这引来了左邻右舍正在吃早饭的邻居,一个个端着饭碗过来了,接着就听见了饭碗噼里啪啦碎在地上的声音。
“快!拿凳子,把人搞下来!”有浑厚的男声从人群里响起。
“快!快捂住娃儿的眼睛!”有尖细的女声从人群里响起。
还没反应过来,李陌已经被人捂着眼睛带走。
眼泪湿透了他人的手掌。
李陌想喊,却发不出声音了。眼前一黑,昏睡过去。
再醒来,已经在医院了,柳一帆焦急的坐在床边,汪主任坐在不远处的沙发上。
李陌微弱的笑了笑,“柳哥哥,你?”
“我没事了。”柳一帆强忍着眼泪,笑得很勉强,“一天没见,你看你搞得!我不在,果然你很危险呀!”
“我,我奶奶呢?”李陌问出声来,眼泪从眼角处滑落下来。
汪主任抹抹脸颊,走过来握住李陌的手,“林路拘留了,小陌,你想怎么惩治,等你决定。”
“我要奶奶!——呜——”李陌雪白的脸上,泪珠子直滚。
柳一帆绷不住了,哭出声来。
“林路——。”汪主任哽咽着,说不出话。
“我要奶奶——”李陌语调虚弱。
汪主任调整了一下状态,站起来往门外走,女警还在门外等着。
“娃娃状态不好,这唯一的监护人也——”汪主任哽咽了,“这事儿,先搁着?”
“汪主任,事儿搁着,闹开了对娃不好。你看再去问问,要不私下调解,那林路家里,也不敢对外说实情,统一个说法,瞒下来,这村里村外,娃还要活哩。”
汪主任认同的点点头。
李家那破旧瓦房门前正办着丧事。
没有成年人主事,村长集合同住在柳村的李家远亲,好心的村民,集资办了这场丧礼。
哀乐声响彻天际,有邻村好事的跑来看热闹,听闻李家这没个年轻壮士,一个个咋舌不止,纷纷感叹李家奶奶的苦命,和李家孙女的可怜。

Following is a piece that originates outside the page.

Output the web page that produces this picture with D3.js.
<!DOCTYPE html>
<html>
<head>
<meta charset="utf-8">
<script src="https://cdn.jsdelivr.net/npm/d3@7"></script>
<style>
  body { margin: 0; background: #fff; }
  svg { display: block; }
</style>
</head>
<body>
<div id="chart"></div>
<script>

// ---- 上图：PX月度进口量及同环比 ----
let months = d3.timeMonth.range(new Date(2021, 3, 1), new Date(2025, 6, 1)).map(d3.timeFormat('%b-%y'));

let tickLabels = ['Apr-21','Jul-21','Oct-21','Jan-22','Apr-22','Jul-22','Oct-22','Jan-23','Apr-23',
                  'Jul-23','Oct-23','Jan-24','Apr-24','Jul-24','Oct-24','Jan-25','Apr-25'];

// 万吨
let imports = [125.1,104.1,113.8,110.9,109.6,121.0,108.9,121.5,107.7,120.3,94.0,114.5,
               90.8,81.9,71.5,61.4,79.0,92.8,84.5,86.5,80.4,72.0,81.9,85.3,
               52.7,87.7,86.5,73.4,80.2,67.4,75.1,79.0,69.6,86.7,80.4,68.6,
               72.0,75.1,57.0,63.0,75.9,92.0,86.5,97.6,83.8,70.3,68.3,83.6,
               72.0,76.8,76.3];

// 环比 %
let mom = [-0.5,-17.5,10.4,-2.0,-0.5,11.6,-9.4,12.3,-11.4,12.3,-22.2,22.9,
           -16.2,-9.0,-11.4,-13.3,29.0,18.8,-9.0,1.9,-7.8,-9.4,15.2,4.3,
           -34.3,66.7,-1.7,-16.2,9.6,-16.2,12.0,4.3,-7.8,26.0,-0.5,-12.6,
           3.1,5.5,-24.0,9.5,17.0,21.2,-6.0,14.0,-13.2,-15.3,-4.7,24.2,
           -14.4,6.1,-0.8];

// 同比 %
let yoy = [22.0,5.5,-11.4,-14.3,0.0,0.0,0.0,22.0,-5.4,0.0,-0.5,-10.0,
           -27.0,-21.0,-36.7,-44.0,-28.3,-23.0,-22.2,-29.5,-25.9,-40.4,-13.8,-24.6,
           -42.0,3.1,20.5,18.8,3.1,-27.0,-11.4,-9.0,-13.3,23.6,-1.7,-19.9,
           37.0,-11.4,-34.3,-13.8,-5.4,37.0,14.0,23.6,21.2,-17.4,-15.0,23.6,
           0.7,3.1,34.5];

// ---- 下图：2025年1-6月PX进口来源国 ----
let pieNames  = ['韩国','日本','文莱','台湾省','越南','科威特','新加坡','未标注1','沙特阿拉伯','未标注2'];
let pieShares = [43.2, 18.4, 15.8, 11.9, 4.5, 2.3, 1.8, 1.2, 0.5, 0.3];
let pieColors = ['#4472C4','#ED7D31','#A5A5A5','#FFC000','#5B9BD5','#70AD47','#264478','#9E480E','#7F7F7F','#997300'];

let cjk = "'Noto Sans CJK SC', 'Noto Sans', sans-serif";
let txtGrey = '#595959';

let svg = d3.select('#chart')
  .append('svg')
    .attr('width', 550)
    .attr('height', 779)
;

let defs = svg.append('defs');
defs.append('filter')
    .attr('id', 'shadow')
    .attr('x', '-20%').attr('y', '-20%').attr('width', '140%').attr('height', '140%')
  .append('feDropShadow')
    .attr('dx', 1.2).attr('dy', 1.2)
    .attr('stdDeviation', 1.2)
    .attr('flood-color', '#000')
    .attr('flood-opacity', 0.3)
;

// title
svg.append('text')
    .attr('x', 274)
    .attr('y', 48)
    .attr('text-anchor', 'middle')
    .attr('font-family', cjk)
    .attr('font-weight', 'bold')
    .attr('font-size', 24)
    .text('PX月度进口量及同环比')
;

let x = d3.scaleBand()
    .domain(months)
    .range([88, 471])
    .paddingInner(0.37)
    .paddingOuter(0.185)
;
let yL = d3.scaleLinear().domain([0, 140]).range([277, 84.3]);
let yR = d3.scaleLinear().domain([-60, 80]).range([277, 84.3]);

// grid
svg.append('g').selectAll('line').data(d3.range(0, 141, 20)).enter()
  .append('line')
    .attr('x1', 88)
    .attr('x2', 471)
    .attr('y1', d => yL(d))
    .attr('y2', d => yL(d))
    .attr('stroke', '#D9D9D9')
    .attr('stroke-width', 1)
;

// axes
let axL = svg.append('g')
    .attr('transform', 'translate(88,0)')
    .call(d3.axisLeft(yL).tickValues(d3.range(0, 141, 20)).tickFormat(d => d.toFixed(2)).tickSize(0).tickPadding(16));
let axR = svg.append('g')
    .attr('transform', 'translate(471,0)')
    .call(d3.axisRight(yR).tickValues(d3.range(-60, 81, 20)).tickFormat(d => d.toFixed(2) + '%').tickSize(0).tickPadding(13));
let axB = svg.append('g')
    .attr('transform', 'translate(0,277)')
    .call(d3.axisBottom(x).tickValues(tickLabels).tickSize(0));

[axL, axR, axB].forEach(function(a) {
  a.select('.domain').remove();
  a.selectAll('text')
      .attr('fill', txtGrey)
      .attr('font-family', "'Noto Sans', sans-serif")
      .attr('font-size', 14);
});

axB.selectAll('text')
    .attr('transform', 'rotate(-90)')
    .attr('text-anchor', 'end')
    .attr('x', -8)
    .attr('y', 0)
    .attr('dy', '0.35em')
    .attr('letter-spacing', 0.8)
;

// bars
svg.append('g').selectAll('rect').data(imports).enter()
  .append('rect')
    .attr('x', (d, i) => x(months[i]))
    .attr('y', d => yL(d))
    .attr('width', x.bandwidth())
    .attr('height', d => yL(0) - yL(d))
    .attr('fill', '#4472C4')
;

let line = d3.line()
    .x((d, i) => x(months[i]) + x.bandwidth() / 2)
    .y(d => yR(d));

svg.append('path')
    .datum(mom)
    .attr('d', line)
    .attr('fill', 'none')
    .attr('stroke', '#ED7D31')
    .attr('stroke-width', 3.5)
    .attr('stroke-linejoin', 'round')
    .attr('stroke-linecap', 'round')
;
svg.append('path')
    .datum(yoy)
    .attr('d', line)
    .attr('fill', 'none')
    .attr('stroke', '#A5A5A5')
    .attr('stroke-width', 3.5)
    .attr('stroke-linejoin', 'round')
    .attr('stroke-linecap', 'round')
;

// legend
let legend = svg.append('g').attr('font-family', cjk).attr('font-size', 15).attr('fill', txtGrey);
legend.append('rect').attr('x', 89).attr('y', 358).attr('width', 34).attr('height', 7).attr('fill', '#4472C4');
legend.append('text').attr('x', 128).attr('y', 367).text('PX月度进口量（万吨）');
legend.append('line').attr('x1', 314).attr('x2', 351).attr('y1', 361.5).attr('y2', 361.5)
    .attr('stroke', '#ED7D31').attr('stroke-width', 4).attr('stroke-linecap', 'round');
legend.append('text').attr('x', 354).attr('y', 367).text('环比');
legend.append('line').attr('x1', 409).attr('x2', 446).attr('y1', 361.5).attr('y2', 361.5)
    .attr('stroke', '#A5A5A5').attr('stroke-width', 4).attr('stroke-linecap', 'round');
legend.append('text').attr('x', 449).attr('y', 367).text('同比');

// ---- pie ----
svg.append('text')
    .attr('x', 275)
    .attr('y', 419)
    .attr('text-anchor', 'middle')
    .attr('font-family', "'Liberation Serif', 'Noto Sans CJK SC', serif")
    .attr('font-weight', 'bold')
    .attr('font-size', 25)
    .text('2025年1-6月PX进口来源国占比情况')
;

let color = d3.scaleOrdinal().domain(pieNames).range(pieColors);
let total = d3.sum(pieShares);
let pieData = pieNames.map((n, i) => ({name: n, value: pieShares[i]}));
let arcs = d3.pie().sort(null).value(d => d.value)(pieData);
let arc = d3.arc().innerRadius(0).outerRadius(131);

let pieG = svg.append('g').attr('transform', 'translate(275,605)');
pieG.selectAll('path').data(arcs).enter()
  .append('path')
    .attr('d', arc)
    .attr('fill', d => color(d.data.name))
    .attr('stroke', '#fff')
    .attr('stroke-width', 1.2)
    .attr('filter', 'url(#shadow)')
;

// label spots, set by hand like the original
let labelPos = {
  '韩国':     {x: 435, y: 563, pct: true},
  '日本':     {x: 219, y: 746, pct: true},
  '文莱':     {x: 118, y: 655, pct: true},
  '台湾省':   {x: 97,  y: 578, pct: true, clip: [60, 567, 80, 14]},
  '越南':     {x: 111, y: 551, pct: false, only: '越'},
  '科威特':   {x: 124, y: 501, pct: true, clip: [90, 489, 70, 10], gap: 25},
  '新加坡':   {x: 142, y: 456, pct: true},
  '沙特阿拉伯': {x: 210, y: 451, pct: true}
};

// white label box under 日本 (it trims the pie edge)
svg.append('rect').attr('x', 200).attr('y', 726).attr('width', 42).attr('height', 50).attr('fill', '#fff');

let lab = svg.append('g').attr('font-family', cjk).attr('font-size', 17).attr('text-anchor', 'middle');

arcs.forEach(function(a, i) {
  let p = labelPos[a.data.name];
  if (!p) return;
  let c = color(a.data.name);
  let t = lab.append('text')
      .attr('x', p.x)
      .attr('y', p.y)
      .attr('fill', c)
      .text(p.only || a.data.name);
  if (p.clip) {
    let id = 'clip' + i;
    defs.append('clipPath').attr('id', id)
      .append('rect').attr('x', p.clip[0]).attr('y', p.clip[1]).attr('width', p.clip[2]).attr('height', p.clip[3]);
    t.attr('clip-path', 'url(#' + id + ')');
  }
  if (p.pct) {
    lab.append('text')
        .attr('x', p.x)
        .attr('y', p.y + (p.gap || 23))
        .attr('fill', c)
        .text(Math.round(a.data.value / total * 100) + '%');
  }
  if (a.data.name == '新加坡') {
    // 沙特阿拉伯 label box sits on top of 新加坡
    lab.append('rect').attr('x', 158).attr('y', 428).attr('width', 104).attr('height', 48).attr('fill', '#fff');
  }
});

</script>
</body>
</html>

“哎!看来是生活绷不住了,这命呀!”有人流下几滴泪,哀悼这逝去的魂灵。
“是呀,儿子没了踪影,儿媳也不回来了,哎!”
警察局里也正热闹着。
林路一家人,身形恭卑,谄媚不已。
“人家放你们一马,这侵害一事一旦定性,你儿子可就毁了!”
“是!是!”林路妈妈应和道,“长官您说什么就是什么!”
汪主任帮着把这事给了结了。
医院里,李陌气若游丝,一双眼睛大而无神。